Pre-built wheels are available for Linux x86_64 with CUDA 12.4+ and Python 3.11/3.12:

pip install flash-attn3-jax

The published wheels are built for Hopper (SM90) architecture with head dimension 128 only. For other configurations, build from source.

Building from Source

For custom configurations or other GPU architectures, build from source using uv:

# Basic build
uv build --wheel

# Parallel build
CMAKE_BUILD_PARALLEL_LEVEL=32 uv build --wheel

# Install the wheel
uv pip install dist/flash_attn3_jax_*.whl

Advanced Build Options

Advanced build options are available, see default values in the pyproject.toml:

# Target specific GPU architectures
FLASH_ATTN_CUDA_ARCHS="80;90" uv build --wheel

Quick Start

import jax.numpy as jnp
from flash_attn3_jax import flash_mha

# Inputs with dimensions (batch, seqlen, num_heads, head_dim)
q = jnp.ones((2, 1024, 32, 128), dtype=jnp.float16)
k = jnp.ones((2, 1024, 32, 128), dtype=jnp.float16)
v = jnp.ones((2, 1024, 32, 128), dtype=jnp.float16)

output = flash_mha(q, k, v)

# Causal attn
output = flash_mha(q, k, v, is_causal=True)

# Sliding window attn
output = flash_mha(q, k, v, window_size=(256, 256))

API Reference

flash_mha

Main function for flash attention with fixed length sequences.

flash_mha(
    q,                      # (b, l, h_q, d)
    k,                      # (b, l, h_k, d)
    v,                      # (b, l, h_k, d)
    softmax_scale=None,     # default to 1/sqrt(d)
    is_causal=False,
    window_size=(-1, -1)
)

MQA and GQA are automatically detected when h_q != h_k (h_q must be divisible by h_k). For example, q.shape = (b, l, 32, 128), k.shape = (b, l, 8, 128) => GQA with 4 groups

flash_mha_varlen

Flash attention for variable length sequences within a batch.

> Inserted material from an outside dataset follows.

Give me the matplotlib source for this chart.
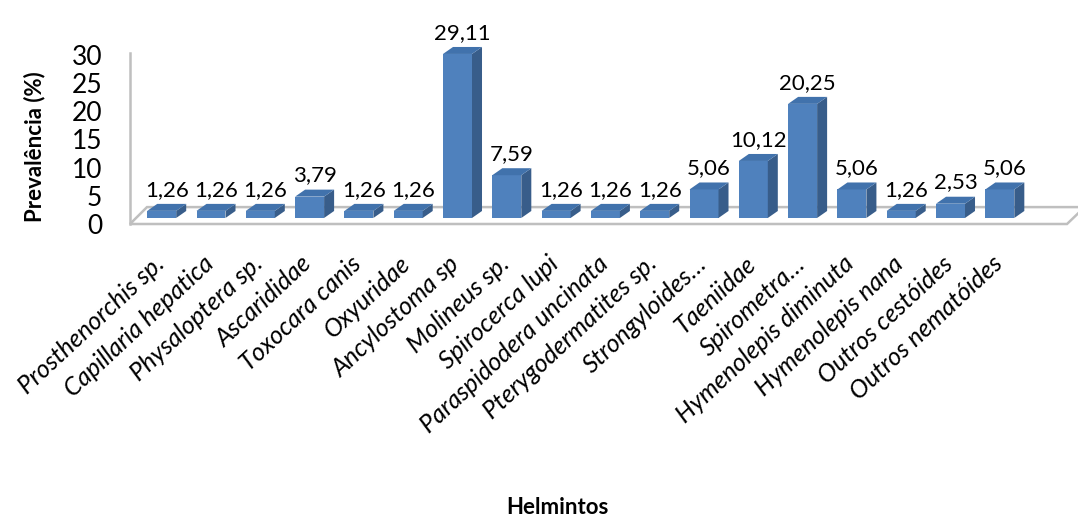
import matplotlib
matplotlib.use("Agg")
import matplotlib.pyplot as plt
from matplotlib.patches import Polygon
from matplotlib.transforms import ScaledTranslation

helmintos = [
    "Prosthenorchis sp.",
    "Capillaria hepatica",
    "Physaloptera sp.",
    "Ascarididae",
    "Toxocara canis",
    "Oxyuridae",
    "Ancylostoma sp",
    "Molineus sp.",
    "Spirocerca lupi",
    "Paraspidodera uncinata",
    "Pterygodermatites sp.",
    "Strongyloides…",
    "Taeniidae",
    "Spirometra…",
    "Hymenolepis diminuta",
    "Hymenolepis nana",
    "Outros cestóides",
    "Outros nematóides",
]
prevalencia = [1.26, 1.26, 1.26, 3.79, 1.26, 1.26, 29.11, 7.59, 1.26,
               1.26, 1.26, 5.06, 10.12, 20.25, 5.06, 1.26, 2.53, 5.06]
yticks = [0, 5, 10, 15, 20, 25, 30]

plt.rcParams["font.family"] = ["Lato", "DejaVu Sans"]

fig = plt.figure(figsize=(10.78, 5.17), dpi=100)
ax = fig.add_axes([130 / 1078, 293 / 517, 945 / 1078, 180.3 / 517])
ax.set_xlim(-0.643, 18.525)
ax.set_ylim(0, 32)

front = "#4F81BD"
side = "#385D8A"
top = "#4172AC"
grey = "#BFBFBF"

# pseudo-3D geometry (data units)
w = 0.588
dx = 0.203
dy = 1.24
base = 1.07

# floor
floor = Polygon([(-0.643, 0), (18.363, 0), (18.72, 3.0), (-0.298, 3.0)],
                closed=True, facecolor="white", edgecolor=grey, lw=1.8,
                clip_on=False, zorder=1)
ax.add_patch(floor)
ax.plot([-0.643, -0.643], [0, 30.3], color=grey, lw=1.8, clip_on=False, zorder=1)

x = list(range(len(prevalencia)))
ax.bar(x, prevalencia, width=w, bottom=base, color=front, zorder=3)
for i, v in zip(x, prevalencia):
    r = i + w / 2
    l = i - w / 2
    h = base + v
    ax.add_patch(Polygon([(r, base), (r + dx, base + dy), (r + dx, h + dy), (r, h)],
                         facecolor=side, edgecolor="none", zorder=3))
    ax.add_patch(Polygon([(l, h), (r, h), (r + dx, h + dy), (l + dx, h + dy)],
                         facecolor=top, edgecolor="none", zorder=3))
    ax.annotate(f"{v:.2f}".replace(".", ","), xy=(i + dx / 2, h + dy),
                xytext=(0, 3), textcoords="offset points",
                ha="center", va="bottom", fontsize=16, clip_on=False)

for s in ax.spines.values():
    s.set_visible(False)

ax.set_yticks(yticks)
ax.set_yticklabels([str(t) for t in yticks], fontsize=19)
ax.tick_params(axis="y", length=0, pad=20)

ax.set_xticks(x)
ax.set_xticklabels(helmintos, rotation=43, ha="right", rotation_mode="anchor",
                   fontsize=18, style="italic")
ax.tick_params(axis="x", length=0, pad=20)
shift = ScaledTranslation(-9 / 100, 0, fig.dpi_scale_trans)
for lbl in ax.get_xticklabels():
    lbl.set_transform(lbl.get_transform() + shift)

ax.set_ylabel("Prevalência (%)", fontsize=16, fontweight="bold", va="center")
ax.yaxis.set_label_coords(-95 / 945, 0.427)
ax.set_xlabel("Helmintos", fontsize=16, fontweight="bold", va="center")
ax.xaxis.set_label_coords(427 / 945, -1.575)

fig.savefig("out.png", dpi=100)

from flash_attn3_jax import flash_mha_varlen

flash_mha_varlen(
    q,                     # (total_q, h, d)
    k,                     # (total_k, h, d)
    v,                     # (total_k, h, d)
    cu_seqlens_q,          # Cumulative sequence lengths for Q (b+1,)
    cu_seqlens_k,          # Cumulative sequence lengths for K (b+1,)
    max_seqlen_q,          # Maximum sequence length in batch for Q
    max_seqlen_k,          # Maximum sequence length in batch for K
    softmax_scale=None,
    is_causal=False,
    window_size=(-1, -1)
)

Example:

# Batch of 2 sequences: lengths [512, 1024], tot 1536
q = jnp.ones((512 + 1024, 32, 128), dtype=jnp.float16)
k = jnp.ones((512 + 1024, 32, 128), dtype=jnp.float16)
v = jnp.ones((512 + 1024, 32, 128), dtype=jnp.float16)

cu_seqlens = jnp.array([0, 512, 1536], dtype=jnp.int32)

output = flash_mha_varlen(
    q, k, v,
    cu_seqlens_q=cu_seqlens,
    cu_seqlens_k=cu_seqlens,
    max_seqlen_q=1024,
    max_seqlen_k=1024
)

flash_mha_with_kvcache

Flash attention with KV cache supporting both contiguous and paged cache modes.

from flash_attn3_jax import flash_mha_with_kvcache

flash_mha_with_kvcache(
    q,                      # (batch, seqlen_q, h_q, d)
    k_cache,                # Contiguous: (batch_cache, seqlen_cache, h_k, d)
                            # Paged: (num_blocks, page_size, h_k, d)
    v_cache,                # Same shape as k_cache
    k=None,                 # Optional new keys: (batch, seqlen_new, h_k, d)
    v=None,                 # Optional new values: (batch, seqlen_new, h_k, d)
    cache_seqlens=None,     # int or (batch,) - length of valid cache data
    cache_batch_idx=None,   # (batch,) - map query batch to cache batch
    cache_leftpad=None,     # (batch,) - left padding per sequence
    page_table=None,        # (batch, max_num_pages) - for paged KV cache
    rotary_cos=None,        # (seqlen_ro, rotary_dim/2) - rotary embeddings
    rotary_sin=None,        # (seqlen_ro, rotary_dim/2) - rotary embeddings
    softmax_scale=None,     # default to 1/sqrt(d)
    is_causal=False,
    window_size=(-1, -1),
    num_splits=1,
    return_softmax_lse=False
)

Important notes: the KV cache is NOT modified in-place (unlike PyTorch version).

Basic KV Cache Usage

import jax.numpy as jnp
from flash_attn3_jax import flash_mha_with_kvcache

batch_size = 4
query_seqlen = 1  # Single token
cache_seqlen = 2048
num_heads_q = 32
num_heads_kv = 8  # GQA with 4 groups
head_dim = 128

# Query for current token
q = jnp.ones((batch_size, query_seqlen, num_heads_q, head_dim), dtype=jnp.float16)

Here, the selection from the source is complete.